> To be done
Retype only what runs from the first line of the listing to the line holding "from bokeh.resources import INLINE", both included. Do not retype the pictures.

> Recorded information
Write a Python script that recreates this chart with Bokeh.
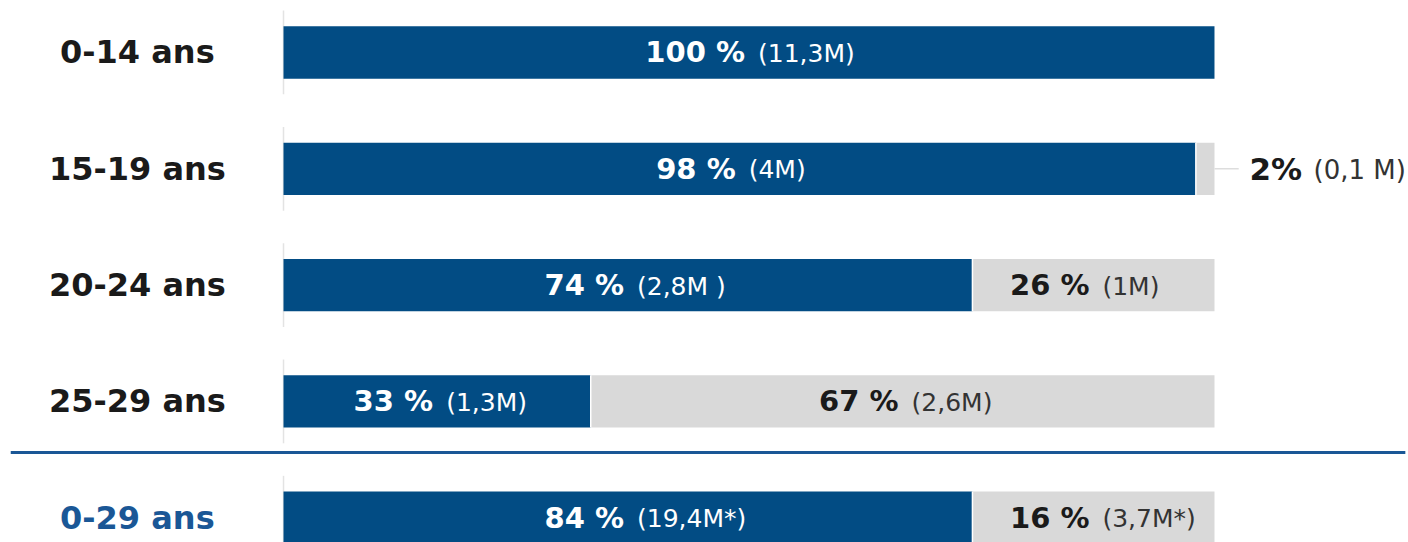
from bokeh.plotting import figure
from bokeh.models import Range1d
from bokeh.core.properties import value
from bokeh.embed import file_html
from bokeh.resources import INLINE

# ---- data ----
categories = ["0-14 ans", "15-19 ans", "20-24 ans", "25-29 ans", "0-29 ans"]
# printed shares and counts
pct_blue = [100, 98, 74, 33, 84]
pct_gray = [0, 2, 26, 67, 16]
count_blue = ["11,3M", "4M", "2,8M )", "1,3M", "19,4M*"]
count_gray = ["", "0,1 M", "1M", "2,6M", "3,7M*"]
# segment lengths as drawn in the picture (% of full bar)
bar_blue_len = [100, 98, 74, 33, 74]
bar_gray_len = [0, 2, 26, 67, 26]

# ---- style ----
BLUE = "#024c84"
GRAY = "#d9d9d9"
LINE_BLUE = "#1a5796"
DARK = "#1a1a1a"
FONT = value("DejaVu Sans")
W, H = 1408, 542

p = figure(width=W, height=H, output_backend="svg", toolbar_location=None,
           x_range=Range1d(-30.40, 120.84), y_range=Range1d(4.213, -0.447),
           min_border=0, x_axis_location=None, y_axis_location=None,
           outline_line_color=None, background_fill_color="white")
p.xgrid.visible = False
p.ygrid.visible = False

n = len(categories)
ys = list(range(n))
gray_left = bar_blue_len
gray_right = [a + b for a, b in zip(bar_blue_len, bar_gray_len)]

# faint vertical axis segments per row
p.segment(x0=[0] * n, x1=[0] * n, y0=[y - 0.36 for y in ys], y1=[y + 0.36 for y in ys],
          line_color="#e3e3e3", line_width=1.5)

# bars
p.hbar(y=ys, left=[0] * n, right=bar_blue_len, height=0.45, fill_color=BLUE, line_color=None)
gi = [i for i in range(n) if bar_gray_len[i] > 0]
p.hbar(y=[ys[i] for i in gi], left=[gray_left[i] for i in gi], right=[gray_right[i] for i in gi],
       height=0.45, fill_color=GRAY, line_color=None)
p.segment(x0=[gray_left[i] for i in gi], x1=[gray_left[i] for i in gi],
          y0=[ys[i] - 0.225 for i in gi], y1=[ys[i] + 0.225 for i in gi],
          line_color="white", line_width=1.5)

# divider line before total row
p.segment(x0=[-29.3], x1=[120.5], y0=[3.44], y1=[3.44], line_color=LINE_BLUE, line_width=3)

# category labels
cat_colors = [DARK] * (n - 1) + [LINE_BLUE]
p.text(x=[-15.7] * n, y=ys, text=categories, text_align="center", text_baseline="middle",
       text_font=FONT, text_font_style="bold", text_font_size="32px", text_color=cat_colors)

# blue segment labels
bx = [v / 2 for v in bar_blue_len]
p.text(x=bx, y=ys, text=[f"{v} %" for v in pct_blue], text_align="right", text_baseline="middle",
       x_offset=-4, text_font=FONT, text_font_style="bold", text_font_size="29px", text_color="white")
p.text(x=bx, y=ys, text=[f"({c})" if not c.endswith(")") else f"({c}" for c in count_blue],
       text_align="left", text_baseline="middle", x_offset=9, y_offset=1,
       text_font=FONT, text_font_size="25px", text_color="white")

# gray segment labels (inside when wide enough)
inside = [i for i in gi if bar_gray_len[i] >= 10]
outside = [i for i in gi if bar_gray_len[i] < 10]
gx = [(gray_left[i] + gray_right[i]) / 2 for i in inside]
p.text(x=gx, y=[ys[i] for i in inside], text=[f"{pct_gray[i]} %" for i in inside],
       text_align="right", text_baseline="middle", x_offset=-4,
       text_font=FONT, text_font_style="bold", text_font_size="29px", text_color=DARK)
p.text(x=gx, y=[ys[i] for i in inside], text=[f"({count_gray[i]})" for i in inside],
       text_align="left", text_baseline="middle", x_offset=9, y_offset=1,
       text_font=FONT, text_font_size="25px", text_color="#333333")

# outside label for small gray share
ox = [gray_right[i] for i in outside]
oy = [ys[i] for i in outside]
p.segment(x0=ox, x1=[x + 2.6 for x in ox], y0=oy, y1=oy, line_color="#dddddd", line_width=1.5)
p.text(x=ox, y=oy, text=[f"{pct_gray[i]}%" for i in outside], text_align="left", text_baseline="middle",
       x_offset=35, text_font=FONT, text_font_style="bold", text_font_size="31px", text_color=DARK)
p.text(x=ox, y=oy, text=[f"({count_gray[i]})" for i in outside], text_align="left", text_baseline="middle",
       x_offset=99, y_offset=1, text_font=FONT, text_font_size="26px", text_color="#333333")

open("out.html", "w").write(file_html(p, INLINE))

> Answer to the task
Write a Python script that recreates this chart with Bokeh.
from bokeh.plotting import figure
from bokeh.models import Range1d
from bokeh.core.properties import value
from bokeh.embed import file_html
from bokeh.resources import INLINE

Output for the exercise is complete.